Supplied information:
■ ■ ■
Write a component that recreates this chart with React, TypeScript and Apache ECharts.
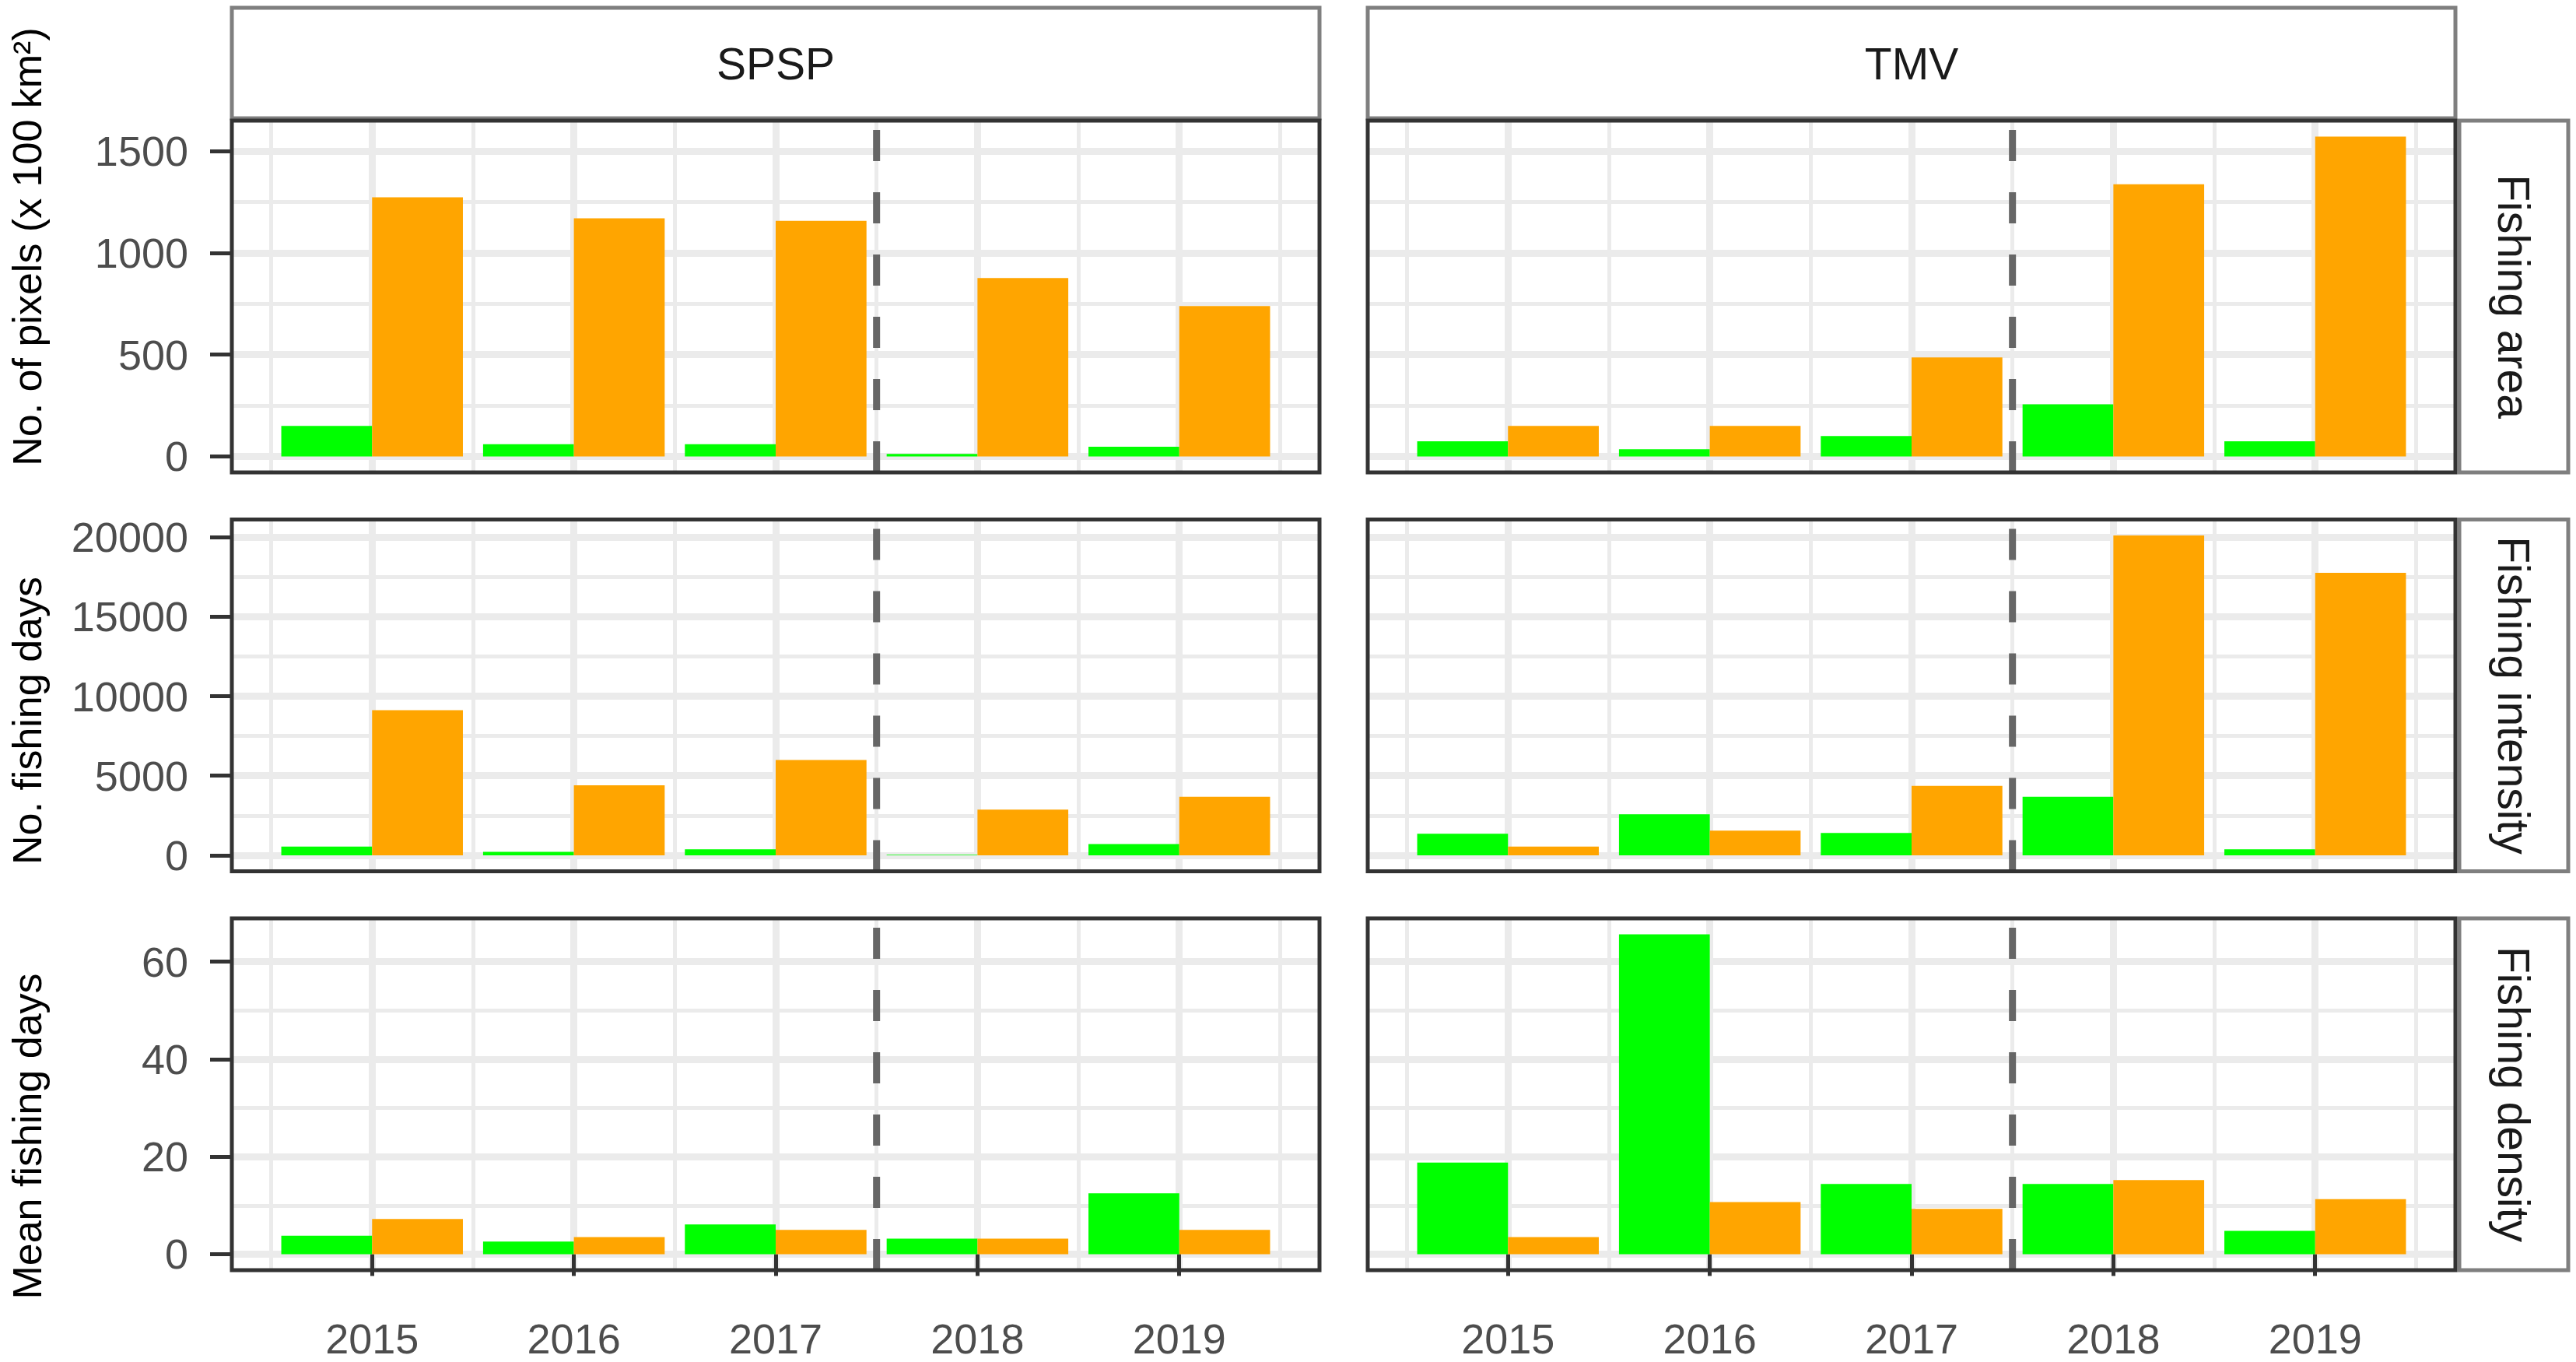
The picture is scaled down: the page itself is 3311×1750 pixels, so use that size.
import React, { useEffect, useRef } from "react";
import * as echarts from "echarts";

// ---------- data ----------
const years = [2015, 2016, 2017, 2018, 2019];
const sites = ["SPSP", "TMV"];
const metrics = ["Fishing area", "Fishing intensity", "Fishing density"];
const yTitles = ["No. of pixels (x 100 km²)", "No. fishing days", "Mean fishing days"];

const areaGreenSPSP = [150, 60, 60, 12, 48];
const areaOrangeSPSP = [1273, 1170, 1157, 876, 739];
const areaGreenTMV = [74, 35, 100, 256, 74];
const areaOrangeTMV = [150, 150, 486, 1337, 1571];

const daysGreenSPSP = [542, 215, 376, 40, 703];
const daysOrangeSPSP = [9120, 4400, 5995, 2867, 3683];
const daysGreenTMV = [1353, 2574, 1402, 3683, 376];
const daysOrangeTMV = [542, 1549, 4367, 20100, 17753];

const meanGreenSPSP = [3.8, 2.6, 6.1, 3.2, 12.5];
const meanOrangeSPSP = [7.2, 3.5, 5.0, 3.2, 5.0];
const meanGreenTMV = [18.8, 65.6, 14.4, 14.4, 4.8];
const meanOrangeTMV = [3.5, 10.7, 9.3, 15.2, 11.3];

const yMajorTicks = [
  [0, 500, 1000, 1500],
  [0, 5000, 10000, 15000, 20000],
  [0, 20, 40, 60],
];
const yMinorTicks = [
  [250, 750, 1250],
  [2500, 7500, 12500, 17500],
  [10, 30, 50],
];
const xMinorTicks = [2014.5, 2015.5, 2016.5, 2017.5, 2018.5, 2019.5];
const breakYear = 2017.5;

// ---------- layout / style ----------
const FONT = "Liberation Sans, Arial, Helvetica, sans-serif";
const GREEN = "#00FF00";
const ORANGE = "#FFA500";
const GRID_COL = "#EBEBEB";
const colLeft = [298, 1758];
const colWidth = 1398;
const rowTop = [155, 667.5, 1180];
const rowHeight = 452;
const yTitleCenters = [317, 926, 1460];

function buildOption() {
  const green = [
    [areaGreenSPSP, areaGreenTMV],
    [daysGreenSPSP, daysGreenTMV],
    [meanGreenSPSP, meanGreenTMV],
  ];
  const orange = [
    [areaOrangeSPSP, areaOrangeTMV],
    [daysOrangeSPSP, daysOrangeTMV],
    [meanOrangeSPSP, meanOrangeTMV],
  ];
  const barHalf = 0.45;
  const xSpan = years[years.length - 1] + barHalf - (years[0] - barHalf);
  const xMin = years[0] - barHalf - 0.05 * xSpan;
  const xMax = years[years.length - 1] + barHalf + 0.05 * xSpan;

  const grids: any[] = [];
  const xAxes: any[] = [];
  const yAxes: any[] = [];
  const series: any[] = [];
  const graphics: any[] = [];

  for (let r = 0; r < 3; r++) {
    const M = Math.max(...green[r][0], ...green[r][1], ...orange[r][0], ...orange[r][1]);
    const yMin = -0.05 * M;
    const yMax = 1.05 * M;
    for (let c = 0; c < 2; c++) {
      const i = r * 2 + c;
      grids.push({
        left: colLeft[c],
        top: rowTop[r],
        width: colWidth,
        height: rowHeight,
        containLabel: false,
        outerBoundsMode: "none",
        show: false,
      });
      // major x
      xAxes.push({
        type: "value",
        gridIndex: i,
        min: xMin,
        max: xMax,
        axisLine: { show: false },
        axisTick: {
          show: r === 2,
          customValues: years,
          length: 28,
          lineStyle: { color: "#333333", width: 5 },
        },
        axisLabel: {
          show: r === 2,
          customValues: years,
          formatter: (v: number) => String(v),
          margin: 63,
          fontSize: 54,
          lineHeight: 50,
          fontFamily: FONT,
          color: "#4D4D4D",
        },
        splitLine: { show: true, lineStyle: { color: GRID_COL, width: 9 } },
      });
      // minor x
      xAxes.push({
        type: "value",
        gridIndex: i,
        min: xMin,
        max: xMax,
        axisLine: { show: false },
        axisTick: { show: false, customValues: xMinorTicks },
        axisLabel: { show: false, customValues: xMinorTicks },
        splitLine: { show: true, lineStyle: { color: GRID_COL, width: 5 } },
      });
      // major y
      yAxes.push({
        type: "value",
        gridIndex: i,
        min: yMin,
        max: yMax,
        axisLine: { show: false },
        axisTick: {
          show: c === 0,
          customValues: yMajorTicks[r],
          length: 28,
          lineStyle: { color: "#333333", width: 5 },
        },
        axisLabel: {
          show: c === 0,
          customValues: yMajorTicks[r],
          formatter: (v: number) => String(v),
          margin: 56,
          fontSize: 54,
          fontFamily: FONT,
          color: "#4D4D4D",
        },
        splitLine: { show: true, lineStyle: { color: GRID_COL, width: 9 } },
      });
      // minor y
      yAxes.push({
        type: "value",
        gridIndex: i,
        min: yMin,
        max: yMax,
        axisLine: { show: false },
        axisTick: { show: false, customValues: yMinorTicks[r] },
        axisLabel: { show: false, customValues: yMinorTicks[r] },
        splitLine: { show: true, lineStyle: { color: GRID_COL, width: 5 } },
      });

      series.push({
        type: "bar",
        name: "Group 1",
        xAxisIndex: 2 * i,
        yAxisIndex: 2 * i,
        data: years.map((y, k) => [y, green[r][c][k]]),
        barWidth: "45%",
        barGap: "0%",
        itemStyle: { color: GREEN },
        silent: true,
      });
      series.push({
        type: "bar",
        name: "Group 2",
        xAxisIndex: 2 * i,
        yAxisIndex: 2 * i,
        data: years.map((y, k) => [y, orange[r][c][k]]),
        barWidth: "45%",
        barGap: "0%",
        itemStyle: { color: ORANGE },
        silent: true,
      });
      // dashed vertical reference line at the break year
      series.push({
        type: "custom",
        name: "break",
        xAxisIndex: 2 * i,
        yAxisIndex: 2 * i,
        silent: true,
        z: 5,
        data: [[breakYear]],
        renderItem: (params: any, api: any) => {
          const bottom = api.coord([api.value(0), yMin]);
          const top = api.coord([api.value(0), yMax]);
          return {
            type: "line",
            shape: { x1: bottom[0], y1: bottom[1], x2: top[0], y2: top[1] },
            style: { stroke: "#666666", lineWidth: 9, lineDash: [40, 40], fill: null },
          };
        },
      });

      // panel border
      graphics.push({
        type: "rect",
        z: 100,
        silent: true,
        shape: { x: colLeft[c], y: rowTop[r], width: colWidth, height: rowHeight },
        style: { fill: "none", stroke: "#333333", lineWidth: 5 },
      });
    }
    // right strip
    graphics.push({
      type: "rect",
      z: 90,
      silent: true,
      shape: { x: 3161, y: rowTop[r], width: 140, height: rowHeight },
      style: { fill: "#FFFFFF", stroke: "#7F7F7F", lineWidth: 5 },
    });
    graphics.push({
      type: "text",
      z: 91,
      silent: true,
      x: 3231,
      y: rowTop[r] + rowHeight / 2,
      rotation: -Math.PI / 2,
      style: {
        text: metrics[r],
        fontSize: 57,
        fontFamily: FONT,
        fill: "#1A1A1A",
        align: "center",
        verticalAlign: "middle",
      },
    });
    // y title
    graphics.push({
      type: "text",
      z: 91,
      silent: true,
      x: 35,
      y: yTitleCenters[r],
      rotation: Math.PI / 2,
      style: {
        text: yTitles[r],
        fontSize: 52,
        fontFamily: FONT,
        fill: "#000000",
        align: "center",
        verticalAlign: "middle",
      },
    });
  }
  // top strips
  for (let c = 0; c < 2; c++) {
    graphics.push({
      type: "rect",
      z: 90,
      silent: true,
      shape: { x: colLeft[c], y: 10, width: colWidth, height: 142 },
      style: { fill: "#FFFFFF", stroke: "#7F7F7F", lineWidth: 5 },
    });
    graphics.push({
      type: "text",
      z: 91,
      silent: true,
      x: colLeft[c] + colWidth / 2,
      y: 82,
      style: {
        text: sites[c],
        fontSize: 57,
        fontFamily: FONT,
        fill: "#1A1A1A",
        align: "center",
        verticalAlign: "middle",
      },
    });
  }

  return {
    animation: false,
    backgroundColor: "#FFFFFF",
    textStyle: { fontFamily: FONT },
    grid: grids,
    xAxis: xAxes,
    yAxis: yAxes,
    series,
    graphic: graphics,
  };
}

export default function App() {
  const ref = useRef<HTMLDivElement>(null);
  useEffect(() => {
    if (!ref.current) return;
    const chart = echarts.init(ref.current, null, { renderer: "svg" });
    chart.setOption(buildOption() as any);
    return () => chart.dispose();
  }, []);
  return (
    <div
      ref={ref}
      style={{ position: "absolute", left: 0, top: 0, width: 3311, height: 1750, background: "#FFFFFF" }}
    />
  );
}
■ ■ ■
Stated goal: Every line from the top of the material above through the line with "const yTitleCenters = [317, 926, 1460];" should be duplicated exactly, please; leave out the pictures.

Result:
Write a component that recreates this chart with React, TypeScript and Apache ECharts.
The picture is scaled down: the page itself is 3311×1750 pixels, so use that size.
import React, { useEffect, useRef } from "react";
import * as echarts from "echarts";

// ---------- data ----------
const years = [2015, 2016, 2017, 2018, 2019];
const sites = ["SPSP", "TMV"];
const metrics = ["Fishing area", "Fishing intensity", "Fishing density"];
const yTitles = ["No. of pixels (x 100 km²)", "No. fishing days", "Mean fishing days"];

const areaGreenSPSP = [150, 60, 60, 12, 48];
const areaOrangeSPSP = [1273, 1170, 1157, 876, 739];
const areaGreenTMV = [74, 35, 100, 256, 74];
const areaOrangeTMV = [150, 150, 486, 1337, 1571];

const daysGreenSPSP = [542, 215, 376, 40, 703];
const daysOrangeSPSP = [9120, 4400, 5995, 2867, 3683];
const daysGreenTMV = [1353, 2574, 1402, 3683, 376];
const daysOrangeTMV = [542, 1549, 4367, 20100, 17753];

const meanGreenSPSP = [3.8, 2.6, 6.1, 3.2, 12.5];
const meanOrangeSPSP = [7.2, 3.5, 5.0, 3.2, 5.0];
const meanGreenTMV = [18.8, 65.6, 14.4, 14.4, 4.8];
const meanOrangeTMV = [3.5, 10.7, 9.3, 15.2, 11.3];

const yMajorTicks = [
  [0, 500, 1000, 1500],
  [0, 5000, 10000, 15000, 20000],
  [0, 20, 40, 60],
];
const yMinorTicks = [
  [250, 750, 1250],
  [2500, 7500, 12500, 17500],
  [10, 30, 50],
];
const xMinorTicks = [2014.5, 2015.5, 2016.5, 2017.5, 2018.5, 2019.5];
const breakYear = 2017.5;

// ---------- layout / style ----------
const FONT = "Liberation Sans, Arial, Helvetica, sans-serif";
const GREEN = "#00FF00";
const ORANGE = "#FFA500";
const GRID_COL = "#EBEBEB";
const colLeft = [298, 1758];
const colWidth = 1398;
const rowTop = [155, 667.5, 1180];
const rowHeight = 452;
const yTitleCenters = [317, 926, 1460];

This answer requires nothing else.